I remember driving a whole houseload of acid-tripping boys downtown in my truck so we could go swimming in the Wachovia fountain. I was 18 and in love with one of them. I remember forcing college freshmen to shake a giant cooler filled with a mysterious alcoholic concoction known only as Yucca for an hour before allowing them to take shots of it in my backyard. Hours later, I remember them puking in my bushes and my kitchen and my roommate's bed. I also remember that family that lived across the street in the yellow house. It was a grandma and a mom and a dad and their fat son. They were called the Swanns and they always called the cops when we had parties. The other neighborhood kids used to scrawl "The Swanns Suck" on the pavement in front of their house.
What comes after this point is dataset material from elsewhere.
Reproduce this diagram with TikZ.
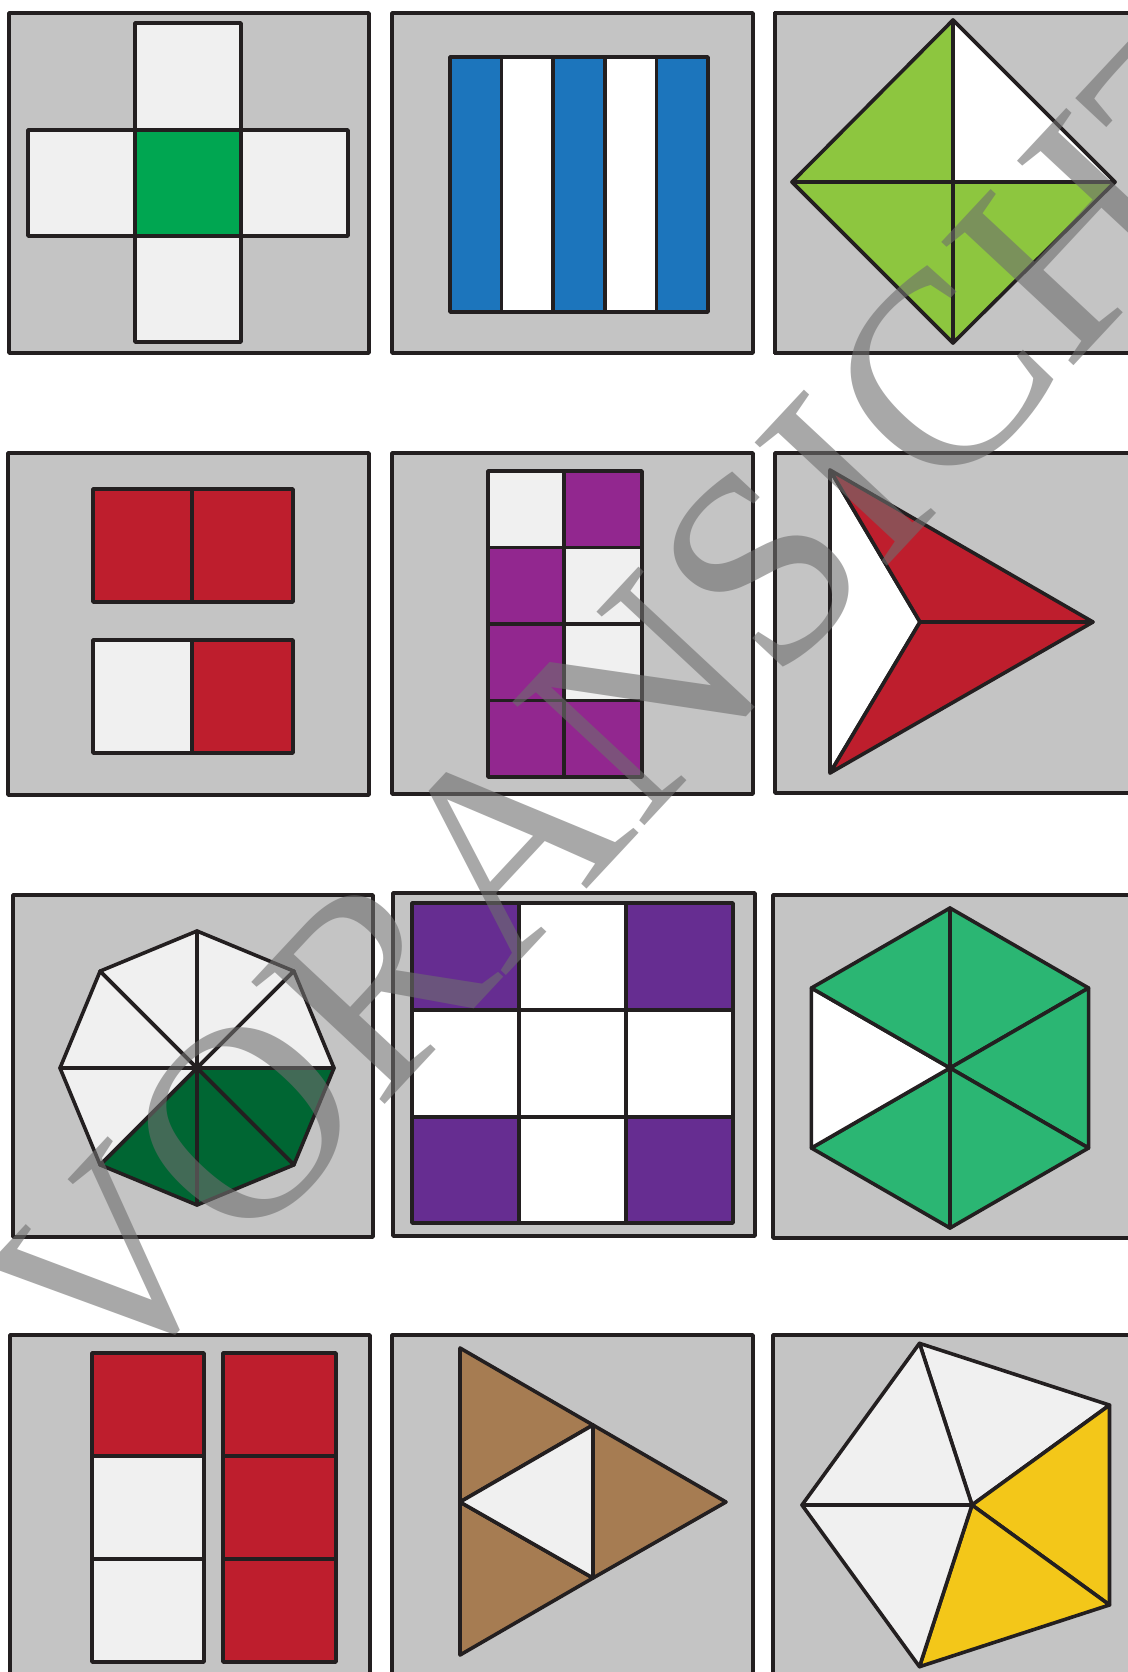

I always got a kick out of that.
I remember hopping the chain link fence of an abandoned bleachery at four AM, tearing my skirt and not caring, then sneaking inside and riding a conveyor belt from the second floor down to the basement. I think that it's a Wal Mart now.
I remember sitting on a park bench beside a man who was not my boyfriend on my last night in a town I hated, drinking warm Olde English in a park that I used to play in as a child, and knowing that such a peculiar moment would never occur again.
So when I see that magazine, and even when I think of myself—here, now—and how endlessly replicable most of my evenings are, is it any wonder that I sometimes long for the singular, for those mostly muggy or freezing cold evenings where there wasn't really anything to do but goddamn if we were going to let that stop us?
Grow up, I tell myself. You still have fun, I say. And it's true, I do. It's just hard to come to terms with, sometimes. Getting older. Getting wiser. Sometimes, I really want to not know any better, to make bad decisions, to do really stupid shit, to drive through police checkpoints with a beer between my legs. It's finding the balance is all: finding that elusive, elegant balance.